Abel's relationship with Patricia includes physical abuse, financial abuse, controlling behavior, and alcoholism. In most other areas of her life, Patricia's intelligence, confidence, and ability to stand up for herself have served her well. It has allowed her to build a family with Noah, set up a successful career, and raise an intelligent and confident son. Yet within her marriage, these qualities work against her. Abel feels emasculated by her refusal to be an obedient and traditional wife, especially after she embarrasses him in front of his extended family. She tries to support his talents and ambitions, but he does not want to see his wife recognized for being intelligent and competent. While Noah has benefited from his mother's talents and ambition, Abel refuses to let Patricia be a full partner to him.
Despite obviously being frustrated with Abel and aware of his flaws, Patricia resists leaving him for a long time. The reasons for this are complex. South African society tends to shrug off domestic violence or even condone a man's right to "discipline" his wife. Although Patricia immediately goes to the police the first time Abel hits her, they are not interested in helping her. This incident foreshadows how, later on, Abel will not receive jail time even after shooting her in the head. This incident confirms that Patricia is on her own when it comes to coping with her abusive relationship. Her mother's reaction is also unsupportive: Noah's grandmother points out that her own husband hit her and remarks that this is just what life is like for women. This reaction shows how intergenerational trauma can be passed down, mirroring how the suffering of apartheid can also be normalized and accepted.
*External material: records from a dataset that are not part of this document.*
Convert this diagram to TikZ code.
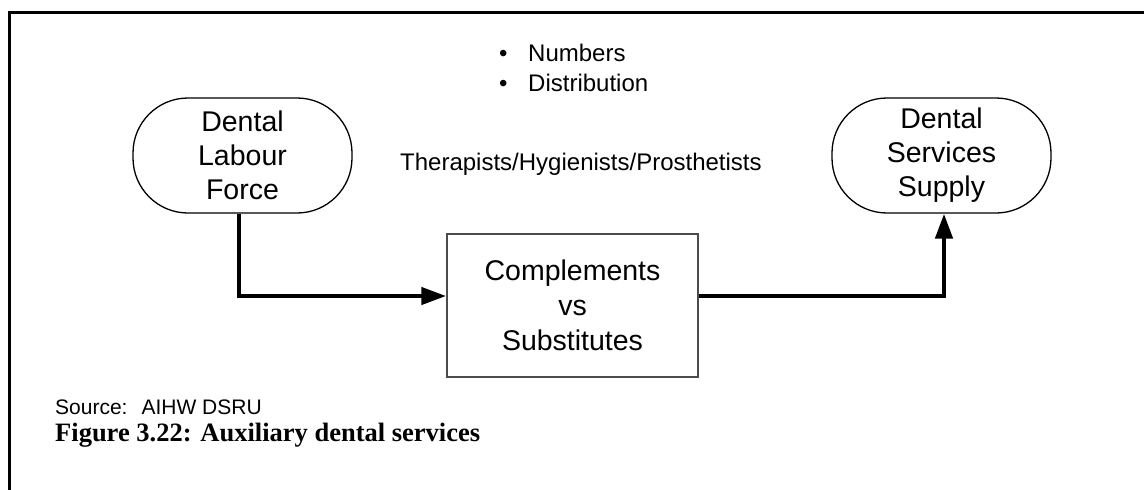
\documentclass[tikz,border=0pt]{standalone}
\usepackage{fontspec}
\setmainfont{Liberation Sans}
\newfontfamily\capfont{Liberation Serif}
\usetikzlibrary{arrows.meta}
\begin{document}
\begin{tikzpicture}[x=1pt,y=-1pt,
  pill/.style={draw=black,line width=1.3pt,rounded corners=55pt,minimum width=219pt,minimum height=115pt,align=center,inner sep=0pt,font=\fontsize{28.5}{34}\selectfont},
  boxnode/.style={draw=black!70,line width=1.5pt,minimum width=251pt,minimum height=143pt,align=center,inner sep=0pt,font=\fontsize{28.5}{35}\selectfont},
  conn/.style={line width=4.5pt,-{Triangle[length=25pt,width=17pt]}},
  plain/.style={inner sep=0pt,anchor=base west},
  frame/.style={line width=3pt}]
\useasboundingbox (0,0) rectangle (1144,490);
\coordinate (fbl) at (9,490);
\coordinate (ftl) at (9,12);
\coordinate (ftr) at (1144,12);
\draw[frame] (fbl) -- (ftl) -- (ftr);
\node[pill] (dlf) at (242.5,155.5) {Dental\\Labour\\Force};
\node[pill] (dss) at (941.5,155.5) {Dental\\Services\\Supply};
\node[boxnode] (cvs) at (572.5,305.5) {Complements\\vs\\Substitutes};
\node[plain,font=\fontsize{24}{30}\selectfont] (b1) at (499,61.5) {\makebox[29pt][l]{•}Numbers};
\node[plain,font=\fontsize{24}{30}\selectfont] (b2) at (499,91.5) {\makebox[29pt][l]{•}Distribution};
\node[plain,font=\fontsize{24}{30}\selectfont] (thp) at (400,170.5) {Therapists/Hygienists/Prosthetists};
\node[plain,font=\fontsize{21}{25}\selectfont] (src) at (55,414) {Source:\hspace{14pt}AIHW DSRU};
\node[plain,font=\capfont\bfseries\fontsize{26.5}{30}\selectfont] (cap) at (55,441) {Figure 3.22: Auxiliary dental services};
\coordinate (c1) at (239,296);
\coordinate (c2) at (944,296);
\draw[conn] ([xshift=-3.5pt]dlf.south) -- (c1) -- (cvs.west |- c1);
\draw[conn] (cvs.east |- c2) -- (c2) -- (c2 |- dss.south);
\end{tikzpicture}
\end{document}
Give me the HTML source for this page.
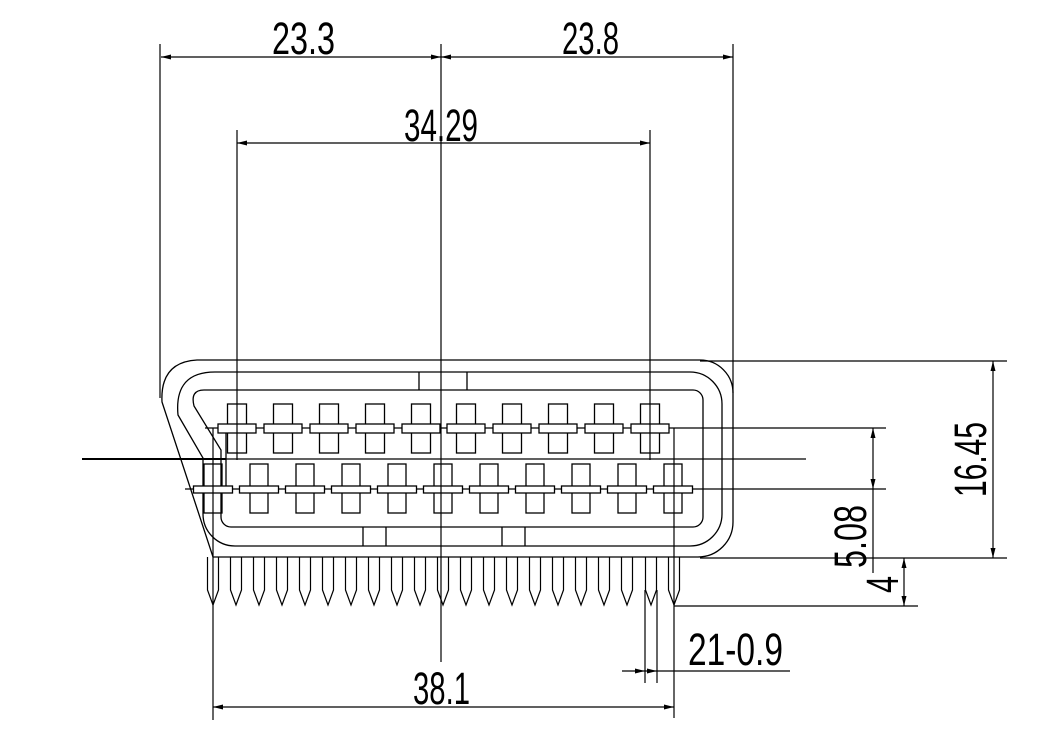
<!DOCTYPE html>
<html><head><meta charset="utf-8"><style>
html,body{margin:0;padding:0;background:#fff}
svg{display:block}
text{font-family:"Liberation Sans",sans-serif;fill:#000;font-size:45px}
</style></head><body>
<svg width="1047" height="753" viewBox="0 0 1047 753" xmlns="http://www.w3.org/2000/svg">
<defs>
<g id="tp" fill="none" stroke="#000" stroke-width="1.3">
<rect x="-9.5" y="404" width="19" height="49"/>
<rect x="-19" y="424" width="38" height="9" fill="#fff"/>
</g>
<g id="bp" fill="none" stroke="#000" stroke-width="1.3">
<rect x="-9" y="464" width="18" height="49"/>
<rect x="-19.5" y="486" width="39" height="7" fill="#fff"/>
</g>
<path id="pin" d="M-5.5,557 V590 L0,605 L5.5,590 V557" fill="none" stroke="#000" stroke-width="1.2"/>
<path id="ar" d="M0,0 L10,-2.5 L10,2.5 Z" fill="#000"/>
</defs>
<g fill="none" stroke="#000" stroke-width="1.3">
<path d="M197,360 H700 A33,33 0 0 1 733,393 V522 A35,35 0 0 1 698,557 H213 L162,402 Q160,362 197,360 Z"/>
<path d="M215,372 H690 A32,32 0 0 1 722,404 V514 A32,32 0 0 1 690,546 H235 A32,32 0 0 1 203,514 V458 L178,415 Q174,372 215,372 Z"/>
<path d="M204,390 H693 A10,10 0 0 1 703,400 V517 A10,10 0 0 1 693,527 H231 A10,10 0 0 1 221,517 V450 L194,406 Q190,390 204,390 Z"/>
<path d="M419,372 V390 M467,372 V390 M363,527 V546 M386,527 V546 M502,527 V546 M525,527 V546"/>
<path d="M205,428 H886 M185,489 H886 M82,459 H806 M226,428 V489"/>
<path d="M82,459 H226" stroke-width="2"/>
</g>
<use href="#tp" x="237"/><use href="#tp" x="283"/><use href="#tp" x="329"/><use href="#tp" x="375"/><use href="#tp" x="421"/>
<use href="#tp" x="466"/><use href="#tp" x="512"/><use href="#tp" x="558"/><use href="#tp" x="604"/><use href="#tp" x="650"/>
<use href="#bp" x="213"/><use href="#bp" x="259"/><use href="#bp" x="305"/><use href="#bp" x="351"/><use href="#bp" x="397"/><use href="#bp" x="443"/>
<use href="#bp" x="489"/><use href="#bp" x="535"/><use href="#bp" x="581"/><use href="#bp" x="627"/><use href="#bp" x="673"/>
<use href="#pin" x="213"/><use href="#pin" x="236"/><use href="#pin" x="259"/><use href="#pin" x="282"/><use href="#pin" x="305"/><use href="#pin" x="328"/><use href="#pin" x="351"/>
<use href="#pin" x="374"/><use href="#pin" x="397"/><use href="#pin" x="420"/><use href="#pin" x="443"/><use href="#pin" x="466"/><use href="#pin" x="489"/><use href="#pin" x="512"/>
<use href="#pin" x="535"/><use href="#pin" x="558"/><use href="#pin" x="581"/><use href="#pin" x="604"/><use href="#pin" x="627"/><use href="#pin" x="651"/><use href="#pin" x="674"/>
<g fill="none" stroke="#000" stroke-width="1.2">
<path d="M160,44 V398 M441,44 V662 M733,44 V393 M237,130 V460 M650,130 V460 M213,428 V720 M674,428 V718 M645,590 V683 M657,590 V683"/>
<path d="M161,57 H733 M237,143 H650 M213,707 H674"/>
<path d="M700,361 H1007 M700,558 H1007 M993,361 V558 M873,428 V573 M904,558 V606 M674,606 H918"/>
<path d="M622,671 H790"/>
</g>
<use href="#ar" transform="translate(161,57)"/><use href="#ar" transform="translate(441,57) rotate(180)"/>
<use href="#ar" transform="translate(441,57)"/><use href="#ar" transform="translate(733,57) rotate(180)"/>
<use href="#ar" transform="translate(237,143)"/><use href="#ar" transform="translate(650,143) rotate(180)"/>
<use href="#ar" transform="translate(213,707)"/><use href="#ar" transform="translate(674,707) rotate(180)"/>
<use href="#ar" transform="translate(993,361) rotate(90)"/><use href="#ar" transform="translate(993,558) rotate(-90)"/>
<use href="#ar" transform="translate(873,428) rotate(90)"/><use href="#ar" transform="translate(873,489) rotate(-90)"/>
<use href="#ar" transform="translate(904,558) rotate(90)"/><use href="#ar" transform="translate(904,606) rotate(-90)"/>
<use href="#ar" transform="translate(645,671) rotate(180)"/><use href="#ar" transform="translate(657,671) rotate(180)"/>
<text x="272" y="54" textLength="63" lengthAdjust="spacingAndGlyphs">23.3</text>
<text x="562" y="54" textLength="57" lengthAdjust="spacingAndGlyphs">23.8</text>
<text x="404" y="141" textLength="74" lengthAdjust="spacingAndGlyphs">34.29</text>
<text x="413" y="704" textLength="57" lengthAdjust="spacingAndGlyphs">38.1</text>
<text x="688" y="665" textLength="95" lengthAdjust="spacingAndGlyphs">21-0.9</text>
<text transform="translate(986,497) rotate(-90)" x="0" y="0" font-size="42" textLength="75" lengthAdjust="spacingAndGlyphs">16.45</text>
<text transform="translate(866,568) rotate(-90)" x="0" y="0" font-size="42" textLength="63" lengthAdjust="spacingAndGlyphs">5.08</text>
<text transform="translate(898,593) rotate(-90)" x="0" y="0" font-size="42" textLength="17" lengthAdjust="spacingAndGlyphs">4</text>
</svg>
</body></html>
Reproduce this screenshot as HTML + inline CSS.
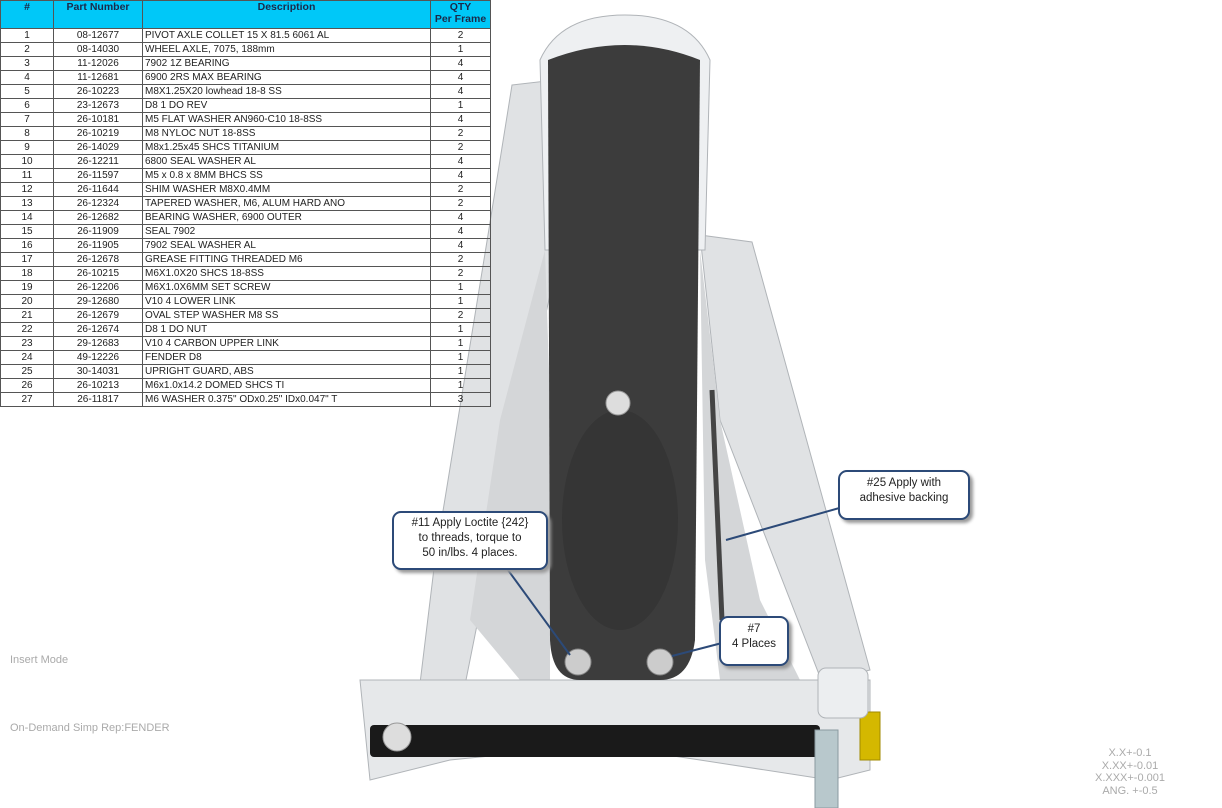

Patricia's instinct that Abel will lash out if she leaves him proves correct. She finally moves out and forms a new relationship but Abel tries to kill her, blaming her for ruining his life. While Noah has always loved his mother, the prospect of losing her clarifies just how much she means to him. He feels angry and helpless that he couldn't protect her, but he does what he can by paying her medical bills. Noah shows courageous honesty in admitting that he hesitates over the prospect of signing up for a lifetime of debt, but his love for his mother wins out. Patricia's luck—or, as she sees it, her faith—means that a very serious incident results in only minor injuries. Ending the memoir with a joking exchange between mother and son shows that no matter what dark incidents happen to them, they are each other partners in resilience and hope.